The entries below are to be transcribed in full, without their images.
>> begin DATASET RECORDS
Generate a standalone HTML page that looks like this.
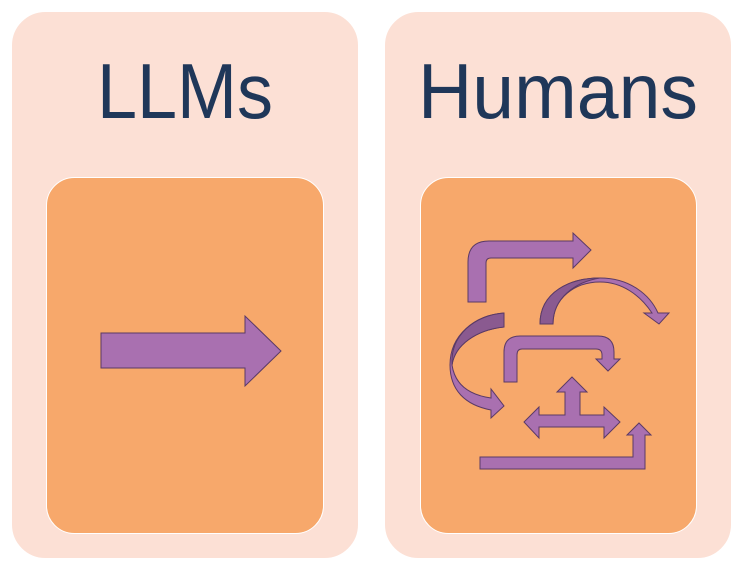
<!DOCTYPE html>
<html><head><meta charset="utf-8"><style>
html,body{margin:0;padding:0;background:#fff;width:738px;height:570px;overflow:hidden}
</style></head><body>
<svg width="738" height="570" viewBox="0 0 738 570" xmlns="http://www.w3.org/2000/svg">
<rect x="11.5" y="11.5" width="347" height="547" rx="34" fill="#fce0d5" stroke="#fff"/>
<rect x="384.5" y="11.5" width="347" height="547" rx="34" fill="#fce0d5" stroke="#fff"/>
<rect x="46.5" y="177.5" width="277" height="356" rx="28" fill="#f7a86b" stroke="#fff"/>
<rect x="420.5" y="177.5" width="276" height="356" rx="28" fill="#f7a86b" stroke="#fff"/>
<text x="97" y="118" font-family="Liberation Sans, sans-serif" font-size="78" fill="#1f3759" textLength="176" lengthAdjust="spacingAndGlyphs">LLMs</text>
<text x="418" y="118" font-family="Liberation Sans, sans-serif" font-size="78" fill="#1f3759" textLength="280" lengthAdjust="spacingAndGlyphs">Humans</text>
<g fill="#a970b0" stroke="#5a3a66" stroke-width="1" stroke-linejoin="miter">
<path d="M101,333 L245,333 L245,316 L281,351 L245,386 L245,368 L101,368 Z"/>
<path d="M468,302 L468,262 Q468,241 489,241 L573,241 L573,233 L591,250 L573,268 L573,258 L491,258 Q486,258 486,263 L486,302 Z"/>
<path d="M540,324 C540,292 570,278 600,278 C630,278 650,295 658,313 L669,313 L659,324 L644,313 L652,313 C640,295 622,282 600,282 C575,282 553,298 553,324 Z"/>
<path d="M540,324 C540,292 570,278 600,278 C575,282 553,298 553,324 Z" fill="#8a5a90"/>
<path d="M504,313 L504,327 C476,330 455,345 452,365 C455,385 470,395 491,398 L491,389 L504,406 L491,418 L491,410 C465,405 450,390 450,365 C450,335 475,315 504,313 Z"/>
<path d="M504,313 L504,327 C476,330 455,345 452,365 C450,335 475,315 504,313 Z" fill="#8a5a90"/>
<path d="M504,382 L504,352 Q504,336 520,336 L598,336 Q614,336 614,352 L614,359 L620,359 L608,371 L596,359 L602,359 L602,355 Q602,349 596,349 L522,349 Q517,349 517,355 L517,382 Z"/>
<path d="M572,377 L587,392 L580,392 L580,415 L604,415 L604,407 L620,422 L604,438 L604,427 L539,427 L539,438 L524,422 L539,407 L539,415 L565,415 L565,392 L557,392 Z"/>
<path d="M480,457 L633,457 L633,435 L627,435 L639,423 L651,435 L645,435 L645,469 L480,469 Z"/>
</g>
</svg>
</body></html>
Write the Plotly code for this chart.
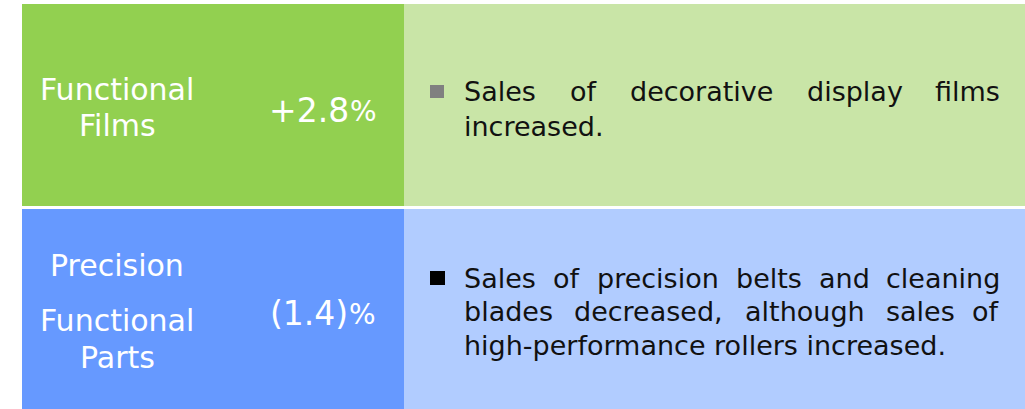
import plotly.graph_objects as go

# ---- data ----
segments = [["Functional", "Films"], ["Precision", "Functional", "Parts"]]
change_values = ["+2.8", "(1.4)"]
change_units = ["%", "%"]
desc_lines = [
    [["Sales", "of", "decorative", "display", "films"], ["increased."]],
    [["Sales", "of", "precision", "belts", "and", "cleaning"],
     ["blades", "decreased,", "although", "sales", "of"],
     ["high-performance rollers increased."]],
]

# ---- layout / style ----
W, H = 1025, 409
dark_cols = ["#92D050", "#6699FF"]
light_cols = ["#C9E5A7", "#B1CCFF"]
bullet_cols = ["#808080", "#000000"]
row_y = [(4, 206), (209, 410)]
x_left, x_mid, x_right = 22, 404, 1026
seg_line_y = [[89, 125], [265, 320, 357]]
chg_y = [110, 313]
chg_xr = [350, 349]
desc_line_y = [[91, 126], [278, 311, 345]]
bullet_box = [(430, 85, 444, 98), (430, 271, 445, 285)]
text_x0, text_x1 = 463, 1001
FONT = "DejaVu Sans"
DESC_SIZE = 27

# approximate DejaVu Sans advance widths (1/1000 em) for text justification
CW = {"a": 613, "b": 635, "c": 550, "d": 635, "e": 615, "f": 352, "g": 635, "h": 634,
      "i": 278, "l": 278, "m": 974, "n": 634, "o": 612, "p": 635, "r": 411, "s": 521,
      "t": 392, "u": 634, "v": 592, "y": 592, "S": 635, ",": 318, ".": 318, "-": 361}


def text_w(word, size):
    return sum(CW.get(ch, 600) for ch in word) * size / 1000.0


fig = go.Figure()
fig.add_trace(go.Scatter(x=[0, W], y=[0, H], mode="markers",
                         marker=dict(opacity=0), hoverinfo="skip", showlegend=False))

shapes = []
ann = []
for i in range(2):
    y0, y1 = row_y[i]
    shapes.append(dict(type="rect", xref="x", yref="y", x0=x_left, x1=x_mid, y0=y0, y1=y1,
                       fillcolor=dark_cols[i], line=dict(width=0), layer="below"))
    shapes.append(dict(type="rect", xref="x", yref="y", x0=x_mid, x1=x_right, y0=y0, y1=y1,
                       fillcolor=light_cols[i], line=dict(width=0), layer="below"))
    bx0, by0, bx1, by1 = bullet_box[i]
    shapes.append(dict(type="rect", xref="x", yref="y", x0=bx0, x1=bx1, y0=by0, y1=by1,
                       fillcolor=bullet_cols[i], line=dict(width=0)))
    for t, yy in zip(segments[i], seg_line_y[i]):
        ann.append(dict(x=117, y=yy, text=t, xanchor="center", yanchor="middle",
                        font=dict(family=FONT, size=30, color="white")))
    ann.append(dict(x=chg_xr[i], y=chg_y[i], text=change_values[i], xanchor="right", yanchor="middle",
                    font=dict(family=FONT, size=33, color="white")))
    ann.append(dict(x=chg_xr[i] - 1, y=chg_y[i] + 1, text=change_units[i], xanchor="left", yanchor="middle",
                    font=dict(family=FONT, size=28, color="white")))
    lines = desc_lines[i]
    for li, words in enumerate(lines):
        yy = desc_line_y[i][li]
        dfont = dict(family=FONT, size=DESC_SIZE, color="#111111")
        if li == len(lines) - 1:
            ann.append(dict(x=text_x0, y=yy, text=" ".join(words), xanchor="left",
                            yanchor="middle", font=dfont))
            continue
        widths = [text_w(w, DESC_SIZE) for w in words]
        gap = (text_x1 - text_x0 - sum(widths)) / (len(words) - 1)
        xpos = text_x0
        for wi, (w, ww) in enumerate(zip(words, widths)):
            if wi == len(words) - 1:
                ann.append(dict(x=text_x1, y=yy, text=w, xanchor="right", yanchor="middle", font=dfont))
            else:
                ann.append(dict(x=xpos, y=yy, text=w, xanchor="left", yanchor="middle", font=dfont))
            xpos += ww + gap

for a in ann:
    a.update(xref="x", yref="y", showarrow=False, borderpad=0)

fig.update_layout(
    width=W, height=H, margin=dict(l=0, r=0, t=0, b=0),
    paper_bgcolor="white", plot_bgcolor="white",
    xaxis=dict(range=[0, W], visible=False, fixedrange=True),
    yaxis=dict(range=[H, 0], visible=False, fixedrange=True),
    shapes=shapes, annotations=ann, showlegend=False,
)
fig.write_html("out.html", config={"displayModeBar": False},
               post_script="document.body.style.margin='0';document.body.style.overflow='hidden';")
>> end DATASET RECORDS
> _EXPECTED OUTPUT_:
Generate a standalone HTML page that looks like this.
<!DOCTYPE html>
<html><head><meta charset="utf-8"><style>
html,body{margin:0;padding:0;background:#fff;width:738px;height:570px;overflow:hidden}
</style></head><body>
<svg width="738" height="570" viewBox="0 0 738 570" xmlns="http://www.w3.org/2000/svg">
<rect x="11.5" y="11.5" width="347" height="547" rx="34" fill="#fce0d5" stroke="#fff"/>
<rect x="384.5" y="11.5" width="347" height="547" rx="34" fill="#fce0d5" stroke="#fff"/>
<rect x="46.5" y="177.5" width="277" height="356" rx="28" fill="#f7a86b" stroke="#fff"/>
<rect x="420.5" y="177.5" width="276" height="356" rx="28" fill="#f7a86b" stroke="#fff"/>
<text x="97" y="118" font-family="Liberation Sans, sans-serif" font-size="78" fill="#1f3759" textLength="176" lengthAdjust="spacingAndGlyphs">LLMs</text>
<text x="418" y="118" font-family="Liberation Sans, sans-serif" font-size="78" fill="#1f3759" textLength="280" lengthAdjust="spacingAndGlyphs">Humans</text>
<g fill="#a970b0" stroke="#5a3a66" stroke-width="1" stroke-linejoin="miter">
<path d="M101,333 L245,333 L245,316 L281,351 L245,386 L245,368 L101,368 Z"/>
<path d="M468,302 L468,262 Q468,241 489,241 L573,241 L573,233 L591,250 L573,268 L573,258 L491,258 Q486,258 486,263 L486,302 Z"/>
<path d="M540,324 C540,292 570,278 600,278 C630,278 650,295 658,313 L669,313 L659,324 L644,313 L652,313 C640,295 622,282 600,282 C575,282 553,298 553,324 Z"/>
<path d="M540,324 C540,292 570,278 600,278 C575,282 553,298 553,324 Z" fill="#8a5a90"/>
<path d="M504,313 L504,327 C476,330 455,345 452,365 C455,385 470,395 491,398 L491,389 L504,406 L491,418 L491,410 C465,405 450,390 450,365 C450,335 475,315 504,313 Z"/>
<path d="M504,313 L504,327 C476,330 455,345 452,365 C450,335 475,315 504,313 Z" fill="#8a5a90"/>
<path d="M504,382 L504,352 Q504,336 520,336 L598,336 Q614,336 614,352 L614,359 L620,359 L608,371 L596,359 L602,359 L602,355 Q602,349 596,349 L522,349 Q517,349 517,355 L517,382 Z"/>
<path d="M572,377 L587,392 L580,392 L580,415 L604,415 L604,407 L620,422 L604,438 L604,427 L539,427 L539,438 L524,422 L539,407 L539,415 L565,415 L565,392 L557,392 Z"/>
<path d="M480,457 L633,457 L633,435 L627,435 L639,423 L651,435 L645,435 L645,469 L480,469 Z"/>
</g>
</svg>
</body></html>
Write the Plotly code for this chart.
import plotly.graph_objects as go

# ---- data ----
segments = [["Functional", "Films"], ["Precision", "Functional", "Parts"]]
change_values = ["+2.8", "(1.4)"]
change_units = ["%", "%"]
desc_lines = [
    [["Sales", "of", "decorative", "display", "films"], ["increased."]],
    [["Sales", "of", "precision", "belts", "and", "cleaning"],
     ["blades", "decreased,", "although", "sales", "of"],
     ["high-performance rollers increased."]],
]

# ---- layout / style ----
W, H = 1025, 409
dark_cols = ["#92D050", "#6699FF"]
light_cols = ["#C9E5A7", "#B1CCFF"]
bullet_cols = ["#808080", "#000000"]
row_y = [(4, 206), (209, 410)]
x_left, x_mid, x_right = 22, 404, 1026
seg_line_y = [[89, 125], [265, 320, 357]]
chg_y = [110, 313]
chg_xr = [350, 349]
desc_line_y = [[91, 126], [278, 311, 345]]
bullet_box = [(430, 85, 444, 98), (430, 271, 445, 285)]
text_x0, text_x1 = 463, 1001
FONT = "DejaVu Sans"
DESC_SIZE = 27

# approximate DejaVu Sans advance widths (1/1000 em) for text justification
CW = {"a": 613, "b": 635, "c": 550, "d": 635, "e": 615, "f": 352, "g": 635, "h": 634,
      "i": 278, "l": 278, "m": 974, "n": 634, "o": 612, "p": 635, "r": 411, "s": 521,
      "t": 392, "u": 634, "v": 592, "y": 592, "S": 635, ",": 318, ".": 318, "-": 361}


def text_w(word, size):
    return sum(CW.get(ch, 600) for ch in word) * size / 1000.0


fig = go.Figure()
fig.add_trace(go.Scatter(x=[0, W], y=[0, H], mode="markers",
                         marker=dict(opacity=0), hoverinfo="skip", showlegend=False))

shapes = []
ann = []
for i in range(2):
    y0, y1 = row_y[i]
    shapes.append(dict(type="rect", xref="x", yref="y", x0=x_left, x1=x_mid, y0=y0, y1=y1,
                       fillcolor=dark_cols[i], line=dict(width=0), layer="below"))
    shapes.append(dict(type="rect", xref="x", yref="y", x0=x_mid, x1=x_right, y0=y0, y1=y1,
                       fillcolor=light_cols[i], line=dict(width=0), layer="below"))
    bx0, by0, bx1, by1 = bullet_box[i]
    shapes.append(dict(type="rect", xref="x", yref="y", x0=bx0, x1=bx1, y0=by0, y1=by1,
                       fillcolor=bullet_cols[i], line=dict(width=0)))
    for t, yy in zip(segments[i], seg_line_y[i]):
        ann.append(dict(x=117, y=yy, text=t, xanchor="center", yanchor="middle",
                        font=dict(family=FONT, size=30, color="white")))
    ann.append(dict(x=chg_xr[i], y=chg_y[i], text=change_values[i], xanchor="right", yanchor="middle",
                    font=dict(family=FONT, size=33, color="white")))
    ann.append(dict(x=chg_xr[i] - 1, y=chg_y[i] + 1, text=change_units[i], xanchor="left", yanchor="middle",
                    font=dict(family=FONT, size=28, color="white")))
    lines = desc_lines[i]
    for li, words in enumerate(lines):
        yy = desc_line_y[i][li]
        dfont = dict(family=FONT, size=DESC_SIZE, color="#111111")
        if li == len(lines) - 1:
            ann.append(dict(x=text_x0, y=yy, text=" ".join(words), xanchor="left",
                            yanchor="middle", font=dfont))
            continue
        widths = [text_w(w, DESC_SIZE) for w in words]
        gap = (text_x1 - text_x0 - sum(widths)) / (len(words) - 1)
        xpos = text_x0
        for wi, (w, ww) in enumerate(zip(words, widths)):
            if wi == len(words) - 1:
                ann.append(dict(x=text_x1, y=yy, text=w, xanchor="right", yanchor="middle", font=dfont))
            else:
                ann.append(dict(x=xpos, y=yy, text=w, xanchor="left", yanchor="middle", font=dfont))
            xpos += ww + gap

for a in ann:
    a.update(xref="x", yref="y", showarrow=False, borderpad=0)

fig.update_layout(
    width=W, height=H, margin=dict(l=0, r=0, t=0, b=0),
    paper_bgcolor="white", plot_bgcolor="white",
    xaxis=dict(range=[0, W], visible=False, fixedrange=True),
    yaxis=dict(range=[H, 0], visible=False, fixedrange=True),
    shapes=shapes, annotations=ann, showlegend=False,
)
fig.write_html("out.html", config={"displayModeBar": False},
               post_script="document.body.style.margin='0';document.body.style.overflow='hidden';")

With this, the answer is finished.